* begin INFORMATION SUPPLIED *

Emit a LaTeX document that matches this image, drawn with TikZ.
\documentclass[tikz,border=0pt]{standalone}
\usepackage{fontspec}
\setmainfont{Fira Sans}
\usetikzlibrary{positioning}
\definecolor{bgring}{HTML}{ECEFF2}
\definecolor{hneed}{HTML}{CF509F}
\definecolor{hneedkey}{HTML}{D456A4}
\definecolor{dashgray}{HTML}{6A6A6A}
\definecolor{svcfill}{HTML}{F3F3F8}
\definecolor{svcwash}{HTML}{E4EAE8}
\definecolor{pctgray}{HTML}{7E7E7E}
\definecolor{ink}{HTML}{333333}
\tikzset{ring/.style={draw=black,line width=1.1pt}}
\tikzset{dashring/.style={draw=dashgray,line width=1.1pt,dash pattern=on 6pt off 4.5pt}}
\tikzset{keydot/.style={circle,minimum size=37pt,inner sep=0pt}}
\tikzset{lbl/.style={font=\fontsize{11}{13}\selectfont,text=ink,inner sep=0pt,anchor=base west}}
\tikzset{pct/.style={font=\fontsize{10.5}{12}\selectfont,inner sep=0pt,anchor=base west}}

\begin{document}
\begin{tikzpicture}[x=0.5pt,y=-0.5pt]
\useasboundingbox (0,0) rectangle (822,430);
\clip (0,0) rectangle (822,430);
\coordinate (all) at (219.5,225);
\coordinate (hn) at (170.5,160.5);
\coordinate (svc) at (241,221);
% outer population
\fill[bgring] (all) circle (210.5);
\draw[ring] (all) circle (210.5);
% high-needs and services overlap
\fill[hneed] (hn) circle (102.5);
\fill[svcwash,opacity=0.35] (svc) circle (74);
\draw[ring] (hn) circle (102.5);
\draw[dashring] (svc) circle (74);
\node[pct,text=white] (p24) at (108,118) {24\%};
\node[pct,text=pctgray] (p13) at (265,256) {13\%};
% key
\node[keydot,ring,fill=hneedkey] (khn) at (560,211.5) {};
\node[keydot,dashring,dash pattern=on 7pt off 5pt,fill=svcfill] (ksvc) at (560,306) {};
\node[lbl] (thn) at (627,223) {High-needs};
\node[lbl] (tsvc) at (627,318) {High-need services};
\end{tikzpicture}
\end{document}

* end INFORMATION SUPPLIED *

• [WORK TO COMPLETE]: Every line above should be written out again exactly as it stands.

• [FINAL RESULT]:
Emit a LaTeX document that matches this image, drawn with TikZ.
\documentclass[tikz,border=0pt]{standalone}
\usepackage{fontspec}
\setmainfont{Fira Sans}
\usetikzlibrary{positioning}
\definecolor{bgring}{HTML}{ECEFF2}
\definecolor{hneed}{HTML}{CF509F}
\definecolor{hneedkey}{HTML}{D456A4}
\definecolor{dashgray}{HTML}{6A6A6A}
\definecolor{svcfill}{HTML}{F3F3F8}
\definecolor{svcwash}{HTML}{E4EAE8}
\definecolor{pctgray}{HTML}{7E7E7E}
\definecolor{ink}{HTML}{333333}
\tikzset{ring/.style={draw=black,line width=1.1pt}}
\tikzset{dashring/.style={draw=dashgray,line width=1.1pt,dash pattern=on 6pt off 4.5pt}}
\tikzset{keydot/.style={circle,minimum size=37pt,inner sep=0pt}}
\tikzset{lbl/.style={font=\fontsize{11}{13}\selectfont,text=ink,inner sep=0pt,anchor=base west}}
\tikzset{pct/.style={font=\fontsize{10.5}{12}\selectfont,inner sep=0pt,anchor=base west}}

\begin{document}
\begin{tikzpicture}[x=0.5pt,y=-0.5pt]
\useasboundingbox (0,0) rectangle (822,430);
\clip (0,0) rectangle (822,430);
\coordinate (all) at (219.5,225);
\coordinate (hn) at (170.5,160.5);
\coordinate (svc) at (241,221);
% outer population
\fill[bgring] (all) circle (210.5);
\draw[ring] (all) circle (210.5);
% high-needs and services overlap
\fill[hneed] (hn) circle (102.5);
\fill[svcwash,opacity=0.35] (svc) circle (74);
\draw[ring] (hn) circle (102.5);
\draw[dashring] (svc) circle (74);
\node[pct,text=white] (p24) at (108,118) {24\%};
\node[pct,text=pctgray] (p13) at (265,256) {13\%};
% key
\node[keydot,ring,fill=hneedkey] (khn) at (560,211.5) {};
\node[keydot,dashring,dash pattern=on 7pt off 5pt,fill=svcfill] (ksvc) at (560,306) {};
\node[lbl] (thn) at (627,223) {High-needs};
\node[lbl] (tsvc) at (627,318) {High-need services};
\end{tikzpicture}
\end{document}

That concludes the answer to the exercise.